March 4, 2010

Turkey Warns The United States Against Passing The "Genocide" Bill In Congress!

Reuters News
Writing by Ibon Villelabeitia; reporting by Susan Cornwell, Washington
Monday March 1, 2010 3:31pm EST

ANKARA (Reuters) - Turkey warned on Monday relations with its ally the United States would be damaged if a U.S. congressional panel votes this week to label a World War One-era massacre of Armenians by Turkish forces as genocide.

The Armenian issue has poisoned ties between NATO member Turkey and the United States in the past. In 2007, Ankara recalled its ambassador to Washington for consultations after a U.S. panel approved a similar bill.

Muslim Turkey accepts that many Christian Armenians were killed by Ottoman Turks but denies that up to 1.5 million died and that it amounted to genocide -- a term employed by many Western historians and some foreign parliaments.

Ankara has said such a resolution would also hurt efforts by Turkey and Armenia to normalize ties.
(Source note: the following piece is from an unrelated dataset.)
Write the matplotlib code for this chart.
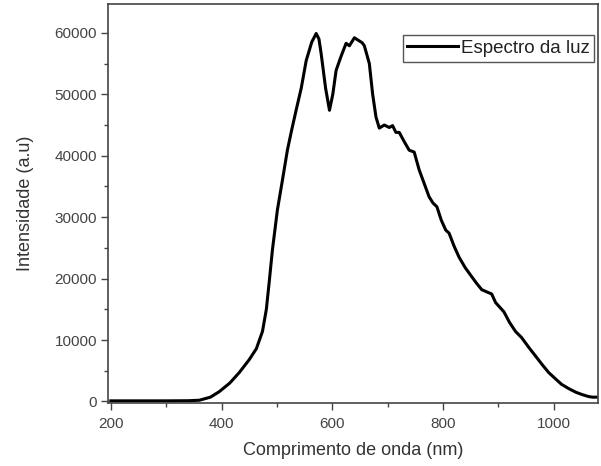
import matplotlib.pyplot as plt

plt.rcParams['font.family'] = ['Liberation Sans', 'DejaVu Sans']

# spectrum (wavelength in nm, intensity in a.u.)
wavelength = [200, 250, 300, 340, 360, 380, 396, 415, 432, 450, 463, 474, 481,
              486, 492, 501, 510, 519, 527, 535, 544, 553, 563, 571, 576, 580,
              588, 595, 601, 607, 616, 625, 631, 640, 647, 654, 658, 667, 673,
              679, 685, 694, 703, 709, 715, 721, 730, 739, 748, 757, 766, 775,
              782, 789, 797, 805, 811, 820, 829, 840, 852, 861, 870, 880, 888,
              895, 902, 910, 920, 931, 942, 955, 968, 980, 991, 1003, 1014,
              1027, 1040, 1052, 1063, 1070, 1077]
intensity = [100, 100, 100, 120, 200, 700, 1600, 3000, 4700, 6800, 8600, 11400,
             15000, 19300, 24700, 31200, 36000, 40900, 44300, 47500, 51000,
             55500, 58500, 59900, 59000, 56600, 51000, 47400, 50000, 53900,
             56200, 58300, 57900, 59200, 58800, 58400, 57900, 55000, 50000,
             46300, 44500, 45000, 44600, 44900, 43800, 43800, 42300, 40900,
             40600, 37700, 35500, 33300, 32300, 31700, 29500, 27900, 27400,
             25300, 23500, 21800, 20300, 19200, 18200, 17800, 17500, 16100,
             15400, 14600, 12900, 11400, 10400, 8800, 7300, 5900, 4700, 3700,
             2800, 2100, 1500, 1100, 800, 700, 700]

xticks = [200, 400, 600, 800, 1000]
yticks = [0, 10000, 20000, 30000, 40000, 50000, 60000]

fig = plt.figure(figsize=(6.01, 4.66), dpi=100)
ax = fig.add_axes([108 / 601, 1 - 403 / 466, 490 / 601, 399 / 466])

ax.plot(wavelength, intensity, color='black', linewidth=2.2, label='Espectro da luz')

ax.set_xlim(195, 1080)
ax.set_ylim(-250, 64700)
ax.set_xticks(xticks)
ax.set_xticks(range(300, 1001, 200), minor=True)
ax.set_yticks(yticks)
ax.set_yticks(range(5000, 60001, 10000), minor=True)

ax.tick_params(axis='both', which='major', direction='out', length=5, width=1,
               labelsize=11, labelcolor='#444444', color='#444444', pad=3)
ax.tick_params(axis='x', which='major', pad=5)
ax.tick_params(axis='both', which='minor', direction='out', length=3, width=1,
               color='#444444')
for s in ax.spines.values():
    s.set_color('#444444')
    s.set_linewidth(1.2)

ax.set_xlabel('Comprimento de onda (nm)', fontsize=13, color='#333333', labelpad=8)
ax.set_ylabel('Intensidade (a.u)', fontsize=13, color='#333333', labelpad=15)

leg = ax.legend(loc='upper right', bbox_to_anchor=(0.992, 0.922), fontsize=13.5,
                handlelength=2.7, fancybox=False, framealpha=1,
                borderpad=0.25, handletextpad=0.15, borderaxespad=0)
leg.get_frame().set_edgecolor('#555555')
leg.get_frame().set_linewidth(1.0)
for t in leg.get_texts():
    t.set_color('#222222')

fig.savefig('out.png', dpi=100)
"We want to believe that the Committee members will act responsibly and that they are aware that the acceptance of the bill could damage Turkey-U.S. ties as well as the efforts of peace and stability in the South Caucasus," Turkey's Foreign Ministry spokesman Burak Ozugergin told reporters.

The nonbinding resolution, to be voted on Thursday by the House Foreign Affairs Committee, would call on U.S. President Barack Obama to ensure that U.S. policy formally refers to the massacre as "genocide" and to use that term when he delivers his annual message on the issue in April -- something Obama avoided doing last year.

Obama visited Turkey last April, and his administration sees Turkey as a key ally whose help it needs in solving confrontations from Iran to Afghanistan.

Turkish lawmakers visiting Washington to lobby U.S. lawmakers against the resolution said the Obama administration should do more to stop it.

When the issue last arose in Congress in 2007, then-President George W. Bush and some Cabinet members explicitly warned against passage, and the measure never came to a vote on the House floor.

"My impression is that the (Obama) administration is not fighting against it very effectively," said Sukru Elekdag, a lawmaker and former Turkish ambassador to the United States.

Elekdag said Turkish cooperation with the United States across the region was at risk if the measure passed. Turkey is a transit route for U.S. troops going to and from Iraq, has troops in Afghanistan and has mediated with Iran, he said.

"Our hands (are) everywhere trying to help your country to solve problems that it faces ... As we are sensitive to your problems, you have to be sensitive to our problems also."

The chairman of the Turkish parliament's foreign affairs committee, Murat Mercan, said passage of the U.S. resolution could jeopardize Turkish parliamentary approval of protocols that Turkey and Armenia signed last year to normalize ties.

Under those protocols a commission would be set up to investigate the events of 1915, Mercan said. He and Elekdag spoke to reporters at the Turkish embassy in Washington.